T.M: Que independente da questão ideológica, não há o que se comemorar. Nós da família de Jayme nunca quisemos vingança contra seus algozes, sempre lutamos por justiça e que as pessoas que cometeram esses crimes hediondos, não só com Jayme, mas com tantos outros brasileiros, tivessem um julgamento justo, dentro do devido processo legal, apesar de terem negado esse direito aos nossos entes queridos. A nossa luta é uma luta por justiça e esclarecimentos.
Presidente incentivou 'celebração' e criou polêmica
Recentemente, o atual presidente da República Jair Bolsonaro negou a existência do Brasil ter passado por uma ditadura. "Onde você viu, no mundo, uma ditadura entregar para a oposição de forma pacífica o governo? Só no Brasil. Então, não houve ditadura", declarou Bolsonaro, em entrevista à TV Bandeirantes.
Segundo o presidente, o dia 31 de março é um marco histórico para o país e na data deverá ser lida uma ordem do dia [mensagem oficial], com referências a datas e fatos históricos. Contudo, Bolsonaro reconhece que o regime cometeu erros.

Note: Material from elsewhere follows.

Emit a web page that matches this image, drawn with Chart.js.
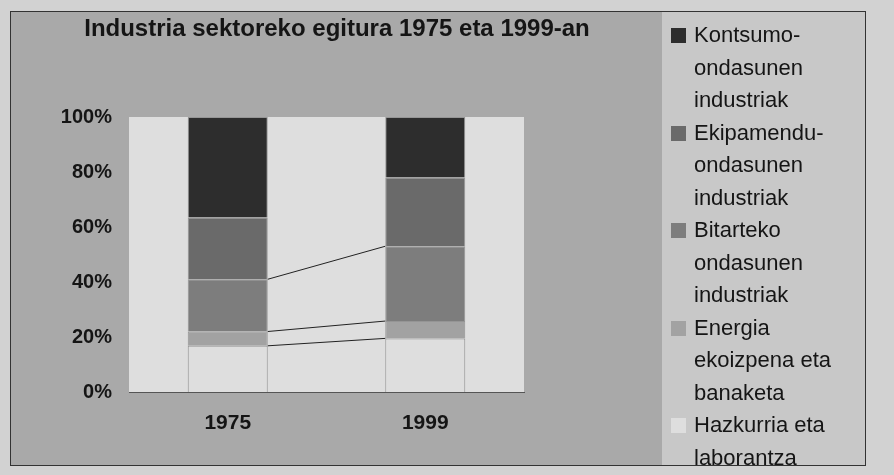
<!DOCTYPE html>
<html>
<head>
<meta charset="utf-8">
<script src="https://cdn.jsdelivr.net/npm/chart.js@4/dist/chart.umd.min.js"></script>
<style>
  html, body { margin: 0; padding: 0; background: #d2d2d2; }
  #wrap { position: relative; width: 894px; height: 475px; overflow: hidden; }
  #c { position: absolute; left: 0; top: 0; }
  #title { position: absolute; left: 0; top: 13px; width: 674px; text-align: center; white-space: nowrap;
           font-family: "Liberation Sans", Arial, sans-serif; font-weight: bold; font-size: 24px; line-height: 30px; color: #151515; }
  #legend { position: absolute; left: 668px; top: 19px; width: 196px; height: 447px; overflow: hidden;
            font-family: "Liberation Sans", Arial, sans-serif; font-size: 22px; line-height: 32.5px; color: #151515; }
  .item { position: relative; padding-left: 26px; width: 168px; }
  .mk { position: absolute; left: 3px; top: 9px; width: 15px; height: 15px; }
</style>
</head>
<body>
<div id="wrap">
  <canvas id="c" width="894" height="475"></canvas>
  <div id="title"></div>
  <div id="legend"></div>
</div>
<script>
// ---- data ----
const categories = ['1975', '1999'];
const seriesNames = [
  'Hazkurria eta laborantza',
  'Energia ekoizpena eta banaketa',
  'Bitarteko ondasunen industriak',
  'Ekipamendu-ondasunen industriak',
  'Kontsumo-ondasunen industriak'
];
const hazkurria  = [16.8, 19.5];
const energia    = [5.2, 6.3];
const bitarteko  = [19.0, 27.2];
const ekipamendu = [22.5, 25.0];
const kontsumo   = [36.5, 22.0];
const yTicks = [0, 20, 40, 60, 80, 100];
const titleText = 'Industria sektoreko egitura 1975 eta 1999-an';

const seriesValues = [hazkurria, energia, bitarteko, ekipamendu, kontsumo];
const seriesColors = ['#dedede', '#a2a2a2', '#7d7d7d', '#6a6a6a', '#2d2d2d'];
const seriesLineIdx = [0, 1, 2];
const FONT = "'Liberation Sans', Arial, sans-serif";

document.getElementById('title').textContent = titleText;

const bgPlugin = {
  id: 'bg',
  beforeDraw(chart) {
    const ctx = chart.ctx;
    ctx.save();
    ctx.fillStyle = '#d2d2d2';
    ctx.fillRect(0, 0, 894, 475);
    ctx.fillStyle = '#a9a9a9';
    ctx.fillRect(10, 11, 856, 455);
    ctx.fillStyle = '#c8c8c8';
    ctx.fillRect(662, 11, 204, 455);
    ctx.strokeStyle = '#333';
    ctx.lineWidth = 1;
    ctx.strokeRect(10.5, 11.5, 855, 454);
    const a = chart.chartArea;
    ctx.fillStyle = '#dedede';
    ctx.fillRect(a.left, a.top, a.right - a.left, a.bottom - a.top);
    ctx.restore();
  }
};

const seriesLines = {
  id: 'serieslines',
  afterDatasetsDraw(chart) {
    const ctx = chart.ctx;
    ctx.save();
    ctx.strokeStyle = '#222';
    ctx.lineWidth = 1;
    seriesLineIdx.forEach(i => {
      const d = chart.getDatasetMeta(i).data;
      for (let k = 0; k < d.length - 1; k++) {
        const a = d[k], b = d[k + 1];
        ctx.beginPath();
        ctx.moveTo(a.x + a.width / 2, a.y);
        ctx.lineTo(b.x - b.width / 2, b.y);
        ctx.stroke();
      }
    });
    ctx.restore();
  }
};

new Chart(document.getElementById('c'), {
  type: 'bar',
  data: {
    labels: categories,
    datasets: seriesValues.map((v, i) => ({
      label: seriesNames[i],
      data: v,
      backgroundColor: seriesColors[i],
      borderColor: 'rgba(60,60,60,0.45)',
      borderWidth: 1,
      barPercentage: 0.405,
      categoryPercentage: 1
    }))
  },
  options: {
    responsive: false,
    animation: false,
    layout: { padding: { left: 0, right: 370, top: 117, bottom: 0 } },
    plugins: {
      legend: { display: false },
      tooltip: { enabled: false },
      title: { display: false }
    },
    scales: {
      x: {
        stacked: true,
        grid: { display: false, drawTicks: false },
        border: { display: true, color: '#555', width: 1, dash: [2, 1] },
        ticks: { color: '#151515', padding: 19, font: { family: FONT, size: 21, weight: 'bold' } },
        afterFit(s) { s.height = 83; }
      },
      y: {
        stacked: true,
        min: 0, max: 100,
        afterBuildTicks(s) { s.ticks = yTicks.map(v => ({ value: v })); },
        grid: { display: false, drawTicks: false },
        border: { display: false },
        ticks: { color: '#151515', padding: 17, font: { family: FONT, size: 20, weight: 'bold' },
                 callback: v => v + '%' },
        afterFit(s) { s.width = 129; }
      }
    }
  },
  plugins: [bgPlugin, seriesLines]
});

// HTML legend (reverse order like the original)
const lg = document.getElementById('legend');
for (let i = seriesNames.length - 1; i >= 0; i--) {
  const it = document.createElement('div');
  it.className = 'item';
  const mk = document.createElement('span');
  mk.className = 'mk';
  mk.style.background = seriesColors[i];
  it.appendChild(mk);
  it.appendChild(document.createTextNode(seriesNames[i]));
  lg.appendChild(it);
}
</script>
</body>
</html>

"Nunca tivemos, nas Forças Armadas, uma política de estado repressiva dessa forma que tentam o tempo todo botar na nossa conta. (...) Eu não quero dizer que foi uma maravilha, regime nenhum [é uma maravilha]. De vez em quando tem um probleminha", disse.
O MPF recomendou aos batalhões do quartel do Exército de Alagoas a não comemorar o 31 de março, como foi incentivado por Bolsonaro. Todavia, na sexta-feira (29), os 55 anos foram celebrados com as portas fechadas, "somente com o público interno", de acordo com o assessor do batalhão.